** Begin **

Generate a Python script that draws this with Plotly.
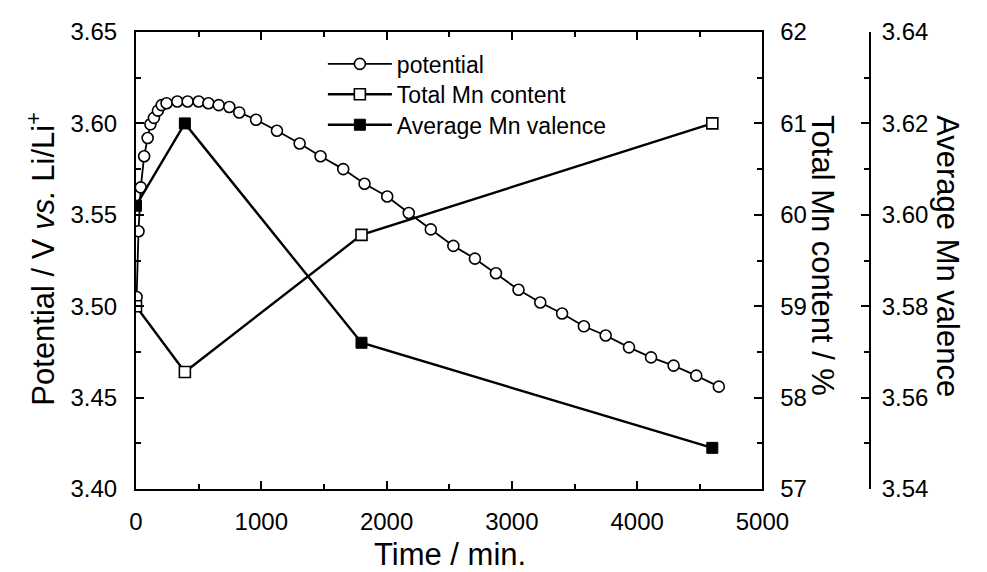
import plotly.graph_objects as go

# ---- data ----
pot_time = [5, 20, 38, 65, 93, 115, 143, 175, 205, 244, 330, 412, 500, 578, 660, 745,
            824, 958, 1125, 1306, 1473, 1654, 1824, 2005, 2177, 2353, 2533, 2705, 2873,
            3053, 3227, 3401, 3575, 3749, 3935, 4111, 4291, 4472, 4652]
pot_value = [3.505, 3.541, 3.565, 3.582, 3.592, 3.5995, 3.603, 3.607, 3.610, 3.611, 3.612,
             3.612, 3.612, 3.611, 3.610, 3.609, 3.606, 3.602, 3.596, 3.589, 3.582, 3.575,
             3.567, 3.560, 3.551, 3.542, 3.533, 3.526, 3.518, 3.509, 3.502, 3.496, 3.489,
             3.484, 3.4775, 3.472, 3.4675, 3.462, 3.456]

mn_time = [0, 390, 1800, 4600]
mn_content = [59.0, 58.28, 59.78, 61.0]
mn_valence = [3.602, 3.620, 3.572, 3.549]

x_ticks = [0, 1000, 2000, 3000, 4000, 5000]

FONT = "Liberation Sans, Arial, sans-serif"
TICK = 24
TITLE = 31

W, H = 987, 572
ML, MR, MT, MB = 128, 10, 23, 91
PW = W - ML - MR
PH = H - MT - MB
def px(x):
    return (x - ML) / PW
def py(y):
    return (H - MB - y) / PH

fig = go.Figure()
fig.add_trace(go.Scatter(
    x=pot_time, y=pot_value, name="potential", mode="lines+markers",
    line=dict(color="black", width=1.8),
    marker=dict(symbol="circle", size=11, color="white", line=dict(color="black", width=1.6)),
    legend="legend", yaxis="y"))
fig.add_trace(go.Scatter(
    x=mn_time, y=mn_content, name="Total Mn content", mode="lines+markers",
    line=dict(color="black", width=2.4),
    marker=dict(symbol="square", size=11, color="white", line=dict(color="black", width=1.6)),
    legend="legend2", yaxis="y2"))
fig.add_trace(go.Scatter(
    x=mn_time, y=mn_valence, name="Average Mn valence", mode="lines+markers",
    line=dict(color="black", width=2.4),
    marker=dict(symbol="square", size=11, color="black", line=dict(color="black", width=1)),
    legend="legend3", yaxis="y3"))

axis_common = dict(showline=True, linecolor="black", linewidth=2, showgrid=False,
                   zeroline=False, ticks="inside", ticklen=8, tickwidth=1.5,
                   tickcolor="black", tickfont=dict(family=FONT, size=TICK, color="black"))
minor_common = dict(ticks="inside", ticklen=5, tickwidth=1.5, tickcolor="black")

x_right = px(775)
fig.update_layout(
    width=W, height=H, margin=dict(l=ML, r=MR, t=MT, b=MB),
    paper_bgcolor="white", plot_bgcolor="white",
    font=dict(family=FONT, color="black"),
    xaxis=dict(range=[0, 5000], domain=[0, x_right], tickvals=x_ticks,
               mirror="ticks", ticklabelstandoff=10,
               minor=dict(dtick=500, **minor_common), **axis_common),
    yaxis=dict(range=[3.40, 3.65], dtick=0.05, tickformat=".2f", ticklabelstandoff=12,
               minor=dict(dtick=0.025, **minor_common), **axis_common),
    yaxis2=dict(range=[57, 62], dtick=1, overlaying="y", side="right", anchor="x",
                ticklabelstandoff=11,
                minor=dict(dtick=0.5, **minor_common), **axis_common),
    yaxis3=dict(range=[3.54, 3.64], dtick=0.02, tickformat=".2f", overlaying="y",
                side="right", anchor="free", position=px(886), ticklabelstandoff=6,
                minor=dict(dtick=0.01, **minor_common), **axis_common),
    showlegend=True,
)

leg_common = dict(bgcolor="rgba(0,0,0,0)", borderwidth=0, xanchor="left", yanchor="middle",
                  font=dict(family=FONT, size=23, color="black"), itemwidth=64)
fig.update_layout(
    legend=dict(x=px(321), y=py(55), **leg_common),
    legend2=dict(x=px(321), y=py(85.5), **leg_common),
    legend3=dict(x=px(321), y=py(116), **leg_common),
)

ann = [
    dict(text="Potential / V <i>vs.</i> Li/Li<sup>+</sup>", x=px(29), y=py(250),
         textangle=-90, yanchor="middle"),
    dict(text="Time / min.", x=px(452), y=py(566), textangle=0, yanchor="bottom"),
    dict(text="Total Mn content / %", x=px(837), y=py(247), textangle=90, yanchor="middle"),
    dict(text="Average Mn valence", x=px(966), y=py(248), textangle=90, yanchor="middle"),
]
for a in ann:
    fig.add_annotation(xref="paper", yref="paper", showarrow=False, xanchor="center",
                       font=dict(family=FONT, size=TITLE, color="black"), **a)

fig.write_html("out.html")
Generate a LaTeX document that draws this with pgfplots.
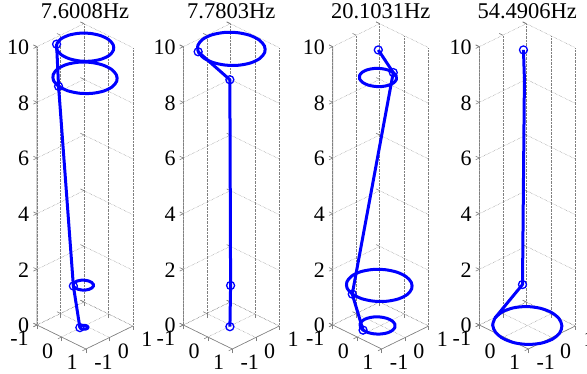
\documentclass[border=0pt]{standalone}
\usepackage{pgfplots}
\pgfplotsset{compat=1.18}
\usepackage{fontspec}
\setmainfont{Liberation Serif}
\definecolor{axgray}{RGB}{128,128,128}
\definecolor{mblue}{RGB}{0,0,255}
\pgfplotsset{
 modeax/.style={
   anchor=origin,
   x={(24.5pt,-12pt)}, y={(23.5pt,11.5pt)}, z={(0pt,27.83pt)},
   xmin=-1,xmax=1,ymin=-1,ymax=1,zmin=0,zmax=10,
   xtick={-1,0,1}, ytick={-1,0,1}, ztick={0,2,4,6,8,10},
   xticklabels={-1,0,1}, yticklabels={-1,0,1}, zticklabels={0,2,4,6,8,10},
   xtick pos=left, ytick pos=left, ztick pos=left,
   grid=major, major grid style={densely dotted, gray, line width=0.5pt},
   axis line style={draw=none},
   tick align=outside, major tick length=4pt, tick style={axgray, line width=0.6pt},
   tick label style={font=\fontsize{22}{24}\selectfont, inner sep=0pt},
   zticklabel style={anchor=east, xshift=-4pt, yshift=1pt},
   xticklabel style={anchor=north east, xshift=-4.5pt, yshift=-4.5pt},
   yticklabel style={anchor=north west, xshift=4.5pt, yshift=-4.5pt},
   title style={font=\fontsize{22.5}{26}\selectfont, anchor=base, yshift=-1pt},
   clip=false,
 },
 shp/.style={mblue, line width=3pt, no markers, line join=round},
 orb/.style={mblue, line width=3pt, smooth, no markers},
 nod/.style={mblue, only marks, mark=o, mark size=4pt, mark options={line width=1.3pt, solid}},
}
\newcommand{\axlines}{\draw[axgray, line width=0.6pt] (axis cs:-1,-1,10) -- (axis cs:-1,-1,0) -- (axis cs:1,-1,0) -- (axis cs:1,1,0);}
\begin{document}
\begin{tikzpicture}
\path[use as bounding box] (0,0) rectangle (587pt,-374pt);
% ---------- panel 1
\begin{axis}[modeax, at={(85pt,-325.5pt)}, title={7.6008Hz}]
\axlines
\addplot3[orb] coordinates {(-0.706,-0.473,10) (-0.473,-0.706,10) (-0.166,-0.834,10) (0.166,-0.834,10) (0.473,-0.706,10) (0.706,-0.473,10) (0.834,-0.166,10) (0.834,0.166,10) (0.706,0.473,10) (0.473,0.706,10) (0.166,0.834,10) (-0.166,0.834,10) (-0.473,0.706,10) (-0.706,0.473,10) (-0.834,0.166,10) (-0.834,-0.166,10) (-0.706,-0.473,10)};
\addplot3[orb] coordinates {(-0.185,-0.932,8.9) (0.185,-0.932,8.9) (0.528,-0.789,8.9) (0.789,-0.528,8.9) (0.932,-0.185,8.9) (0.932,0.185,8.9) (0.789,0.528,8.9) (0.528,0.789,8.9) (0.185,0.932,8.9) (-0.185,0.932,8.9) (-0.528,0.789,8.9) (-0.789,0.528,8.9) (-0.932,0.185,8.9) (-0.932,-0.185,8.9) (-0.789,-0.528,8.9) (-0.528,-0.789,8.9) (-0.185,-0.932,8.9)};
\addplot3[orb] coordinates {(-0.202,-0.284,1.45) (-0.094,-0.329,1.45) (0.024,-0.329,1.45) (0.132,-0.284,1.45) (0.214,-0.202,1.45) (0.259,-0.094,1.45) (0.259,0.024,1.45) (0.214,0.132,1.45) (0.132,0.214,1.45) (0.024,0.259,1.45) (-0.094,0.259,1.45) (-0.202,0.214,1.45) (-0.284,0.132,1.45) (-0.329,0.024,1.45) (-0.329,-0.094,1.45) (-0.284,-0.202,1.45) (-0.202,-0.284,1.45)};
\addplot3[orb] coordinates {(-0.017,-0.2,0) (0.027,-0.218,0) (0.073,-0.218,0) (0.117,-0.2,0) (0.15,-0.167,0) (0.168,-0.123,0) (0.168,-0.077,0) (0.15,-0.033,0) (0.117,0,0) (0.073,0.018,0) (0.027,0.018,0) (-0.017,0,0) (-0.05,-0.033,0) (-0.068,-0.077,0) (-0.068,-0.123,0) (-0.05,-0.167,0) (-0.017,-0.2,0)};
\addplot3[shp] coordinates {(-0.017,-0.2,0) (-0.202,-0.284,1.45) (-0.185,-0.932,8.9) (-0.706,-0.473,10)};
\addplot3[nod] coordinates {(-0.017,-0.2,0) (-0.202,-0.284,1.45) (-0.185,-0.932,8.9) (-0.706,-0.473,10)};
\end{axis}
% ---------- panel 2
\begin{axis}[modeax, at={(231.3pt,-325.5pt)}, title={7.7803Hz}]
\axlines
\addplot3[orb] coordinates {(-0.556,-0.831,9.94) (-0.195,-0.981,9.94) (0.195,-0.981,9.94) (0.556,-0.831,9.94) (0.831,-0.556,9.94) (0.981,-0.195,9.94) (0.981,0.195,9.94) (0.831,0.556,9.94) (0.556,0.831,9.94) (0.195,0.981,9.94) (-0.195,0.981,9.94) (-0.556,0.831,9.94) (-0.831,0.556,9.94) (-0.981,0.195,9.94) (-0.981,-0.195,9.94) (-0.831,-0.556,9.94) (-0.556,-0.831,9.94)};
\addplot3[shp] coordinates {(0.02,-0.08,0) (0,-0.03,1.45) (-0.03,-0.03,8.83) (-0.556,-0.831,9.94)};
\addplot3[nod] coordinates {(0.02,-0.08,0) (0,-0.03,1.45) (-0.03,-0.03,8.83) (-0.556,-0.831,9.94)};
\end{axis}
% ---------- panel 3
\begin{axis}[modeax, at={(380.7pt,-325.5pt)}, title={20.1031Hz}]
\axlines
\addplot3[orb] coordinates {(0.05,0.483,8.91) (-0.164,0.483,8.91) (-0.363,0.4,8.91) (-0.514,0.249,8.91) (-0.597,0.05,8.91) (-0.597,-0.164,8.91) (-0.514,-0.363,8.91) (-0.363,-0.514,8.91) (-0.164,-0.597,8.91) (0.05,-0.597,8.91) (0.249,-0.514,8.91) (0.4,-0.363,8.91) (0.483,-0.164,8.91) (0.483,0.05,8.91) (0.4,0.249,8.91) (0.249,0.4,8.91) (0.05,0.483,8.91)};
\addplot3[orb] coordinates {(-0.219,-0.982,1.44) (0.159,-0.982,1.44) (0.509,-0.836,1.44) (0.776,-0.569,1.44) (0.922,-0.219,1.44) (0.922,0.159,1.44) (0.776,0.509,1.44) (0.509,0.776,1.44) (0.159,0.922,1.44) (-0.219,0.922,1.44) (-0.569,0.776,1.44) (-0.836,0.509,1.44) (-0.982,0.159,1.44) (-0.982,-0.219,1.44) (-0.836,-0.569,1.44) (-0.569,-0.836,1.44) (-0.219,-0.982,1.44)};
\addplot3[orb] coordinates {(-0.167,-0.576,0) (0.035,-0.576,0) (0.223,-0.498,0) (0.366,-0.355,0) (0.444,-0.167,0) (0.444,0.035,0) (0.366,0.223,0) (0.223,0.366,0) (0.035,0.444,0) (-0.167,0.444,0) (-0.355,0.366,0) (-0.498,0.223,0) (-0.576,0.035,0) (-0.576,-0.167,0) (-0.498,-0.355,0) (-0.355,-0.498,0) (-0.167,-0.576,0)};
\addplot3[shp] coordinates {(-0.167,-0.576,0) (-0.219,-0.982,1.44) (0.05,0.483,8.91) (-0.05,-0.05,9.9)};
\addplot3[nod] coordinates {(-0.167,-0.576,0) (-0.219,-0.982,1.44) (0.05,0.483,8.91) (-0.05,-0.05,9.9)};
\end{axis}
% ---------- panel 4
\begin{axis}[modeax, at={(527.3pt,-325.5pt)}, title={54.4906Hz}]
\axlines
\addplot3[orb] coordinates {(-0.975,-0.357,0) (-0.721,-0.721,0) (-0.357,-0.975,0) (0.06,-1.08,0) (0.468,-1.021,0) (0.806,-0.806,0) (1.021,-0.468,0) (1.08,-0.06,0) (0.975,0.357,0) (0.721,0.721,0) (0.357,0.975,0) (-0.06,1.08,0) (-0.468,1.021,0) (-0.806,0.806,0) (-1.021,0.468,0) (-1.08,0.06,0) (-0.975,-0.357,0)};
\addplot3[shp] coordinates {(-0.975,-0.357,0) (-0.1,-0.1,1.47) (-0.06,-0.06,8.85) (-0.08,-0.08,9.9)};
\addplot3[nod] coordinates {(-0.1,-0.1,1.47) (-0.08,-0.08,9.9)};
\end{axis}
\end{tikzpicture}
\end{document}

** End **

**TO BE DONE**. In the entries above, identify each line that includes the string "this", then copy it.

**RIGHT ANSWER**.
Generate a Python script that draws this with Plotly.
Generate a LaTeX document that draws this with pgfplots.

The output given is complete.